Another fun book I read this summer is This Book Is Overdue! How Librarians and Cybrarians Will Save Us All, by Marilyn Johnson.
Are librarians still necessary in the age of Google? When so much information streams directly into our homes, do we still need public libraries? Marilyn Johnson answers these questions with a resounding yes, and yes, more than ever.
Johnson brushes away dusty stereotypes of shush-ing schoolmarms in sensible shoes, and introduces readers to the new breed of librarian. Apparently they're all much younger than me and have tattoos, but the age differences won't matter. Contemporary public librarians are technologically savvy, networked to databases and online communities around the globe, fiercely dedicated to intellectual freedom, and committed to the public library as a free, public information resource and community centre.
In this book, you'll learn some library history, meet a sampling of the zillions of blogging librarians, peek inside the updated New York Public Library, meet radical librarians enabling public protest, and discover how librarians are protecting your intellectual freedom every day.

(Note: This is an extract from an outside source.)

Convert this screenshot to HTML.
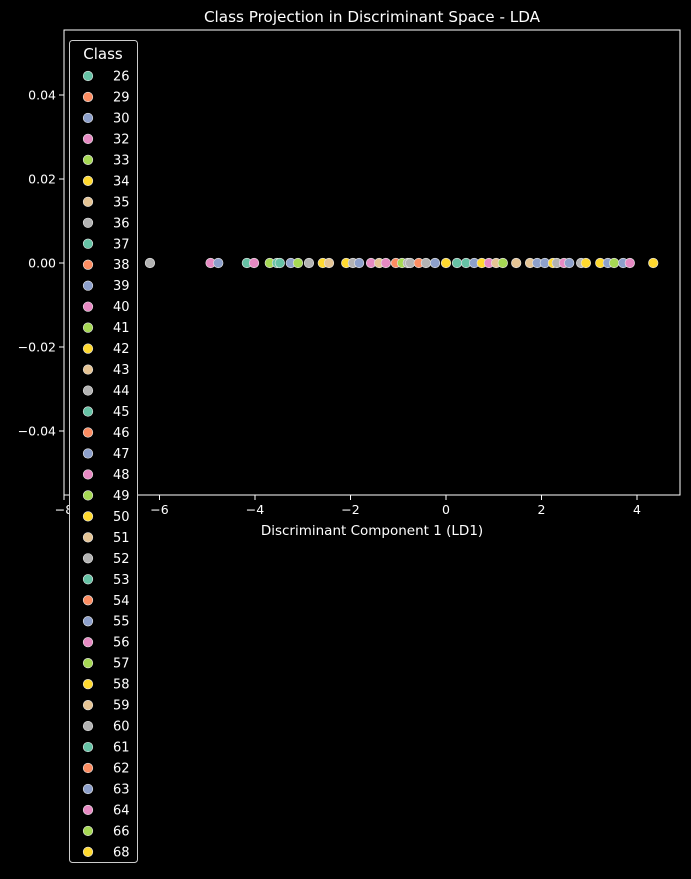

Pack-rats everywhere will appreciate the chapter on archivists - how they find, protect and preserve the raw materials of history.
What happens when librarians and civilian Googlers face off - who can collect more and better information? You'll have to read to find out. Johnson has a breezy, accessible writing style, and her deep appreciation for her subject material infuses every page.
My only issue with this book was much of the material wasn't new to me - but that's only because I've been thinking, reading and analyzing the role of librarians in our society for at least a year now. If you love libraries and ever find yourself defending our need for them, you'll want to read this book.